Perhaps I’m simplistic for thinking of a ball field as my place. Hell, a baseball field is about as simple as a place gets: dirt, grass, white chalk, bases and people. By no means does a baseball field display a sense of aesthetic feeling. Rarely is a person going to say, “Wow, that ball field looks so majestic right now.” It’s not about the appearance or emotional attraction though.
There are several aspects involved in a baseball field: Are we talking about the field or the game on the field? Are we talking about an empty field with silence and no one else around, or during a game with the constant buzz of fans surrounding the field? It’s a trick question.
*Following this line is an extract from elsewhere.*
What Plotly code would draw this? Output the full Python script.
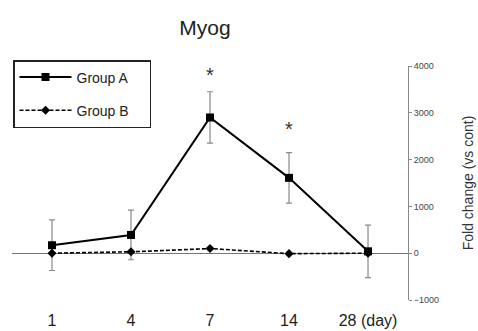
import plotly.graph_objects as go

days = ["1", "4", "7", "14", "28 (day)"]
group_a = [170, 390, 2900, 1610, 40]
group_a_err = [540, 530, 550, 540, 560]
group_b = [0, 30, 100, -10, 0]
star_days = ["7", "14"]
star_y = [3900, 2750]
y_ticks = [-1000, 0, 1000, 2000, 3000, 4000]

pad = "\u00a0" * 4

fig = go.Figure()
fig.add_trace(go.Scatter(
    x=days, y=group_a, name="Group A" + pad, mode="lines+markers",
    line=dict(color="black", width=2),
    marker=dict(symbol="square", size=8, color="black"),
    error_y=dict(type="data", array=group_a_err, color="#8a8a8a", thickness=1.2, width=3),
    legendgroup="a",
))
fig.add_trace(go.Scatter(
    x=days, y=group_b, name="Group B" + pad, mode="lines+markers",
    line=dict(color="black", width=1.6, dash="4px,2px"),
    marker=dict(symbol="diamond", size=7, color="black"),
    legendgroup="b",
))

for d, yv in zip(star_days, star_y):
    fig.add_annotation(x=days.index(d), y=yv, text="*", showarrow=False,
                       font=dict(size=20, color="#333", family="Arial"),
                       yanchor="middle", yshift=-4)

fig.update_layout(
    width=478, height=331,
    margin=dict(l=12, r=70, t=66, b=31, autoexpand=False),
    paper_bgcolor="white", plot_bgcolor="white",
    font=dict(family="Arial, Liberation Sans", color="#333"),
    title=dict(text="Myog", x=205/478, xanchor="center", y=1 - 28/331, yanchor="middle",
               font=dict(size=21, color="#222")),
    showlegend=True,
    legend=dict(xref="container", yref="container", x=13/478, y=1 - 60/331,
                xanchor="left", yanchor="top",
                bordercolor="#222", borderwidth=1.5, bgcolor="white",
                font=dict(size=14, color="#222"), tracegroupgap=12,
                itemwidth=52),
    xaxis=dict(type="category", range=[-0.506, 4.506], showline=False, showgrid=False,
               zeroline=False, ticks="outside", ticklen=6, tickcolor="rgba(0,0,0,0)",
               tickfont=dict(size=16, color="#222"), automargin=False),
    yaxis=dict(side="right", range=[-1000, 4000], tickvals=y_ticks,
               showgrid=False, zeroline=True, zerolinecolor="#777", zerolinewidth=1,
               showline=True, linecolor="#888", linewidth=1,
               ticks="outside", ticklen=3, tickcolor="#888",
               tickfont=dict(size=9, color="#444"), automargin=False,
               title=dict(text="Fold change (vs cont)", font=dict(size=14, color="#333"),
                          standoff=25)),
)

fig.write_html("out.html", config={"displayModeBar": False},
               post_script="document.body.style.margin='0';document.body.style.padding='0';")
It’s everything involved, the sound of the fans and coaches yelling about a bad play, and the silence of walking out on the field after everyone has left. The silence of walking through a park just staring and imagining the game that took place hours or days prior. Envisioning the plays, where the players are standing, the inning, the situation, the score. The field itself, it’s imagined, envisioned in the mind.

Ultimately the baseball field is always silent, and that’s what makes it more than a field or a space in my mind. When I’m on the field, makes no difference if I’m playing, the field is silent. For starters, last I checked dirt, grass and chalk never spoke. Beyond that, when I’m in my place, I remain focused but calm and crowd noise can’t disturb that. I’m there with the mentality, “I woke up, I guess I’ll make the most of it.” It’s a mental game, using an equal combination of brain and brawn. It’s a place for people who may not be the strongest or have the most natural athletic ability, it’s a place for anyone with a little intelligence about the game and quite frankly that’s what I feel a place should represent. Welcoming to all.

From personal to theoretical, as I began in the beginning, a baseball field represents a time for living, drifting by without worries of a purpose and that is why I say summer first when listing the seasons. Summer brings life. Many may believe spring brings life when the sun begins to shine, chills turn to thrills, flowers begin to grow, and that yellow/brown rug in the yard that they call grass, actually looks green again. Not to mention, those damn insects and bees come back and become more and more apparent and aggravating. I feel spring however, is a time to restart. Restart the baseball season, for it was never truly dead (Offseason, hello?). In reality, the grass in your yard never disappeared the life cycle has just restarted following the cold winters. Now the insects and bees, they might disagree with the idea of “restarting” in the spring but I’ve never been much of a fan of their existence anyways.

The sole purpose of this mumble jumble, a baseball field never dies. It never disappears and neither should a person’s place. The dirt may become harder to slide on, the outfield grass may look more like a brown rug, and the aluminum bat may sting the hands a little more, but a place is something a season, or a region like the Midwest can not take from me. Every spring, games will restart and more dreams will become reality. It is truly a field of dreams, pardon the cliché. A baseball field is not a place away from home. It is my home. It’s my place.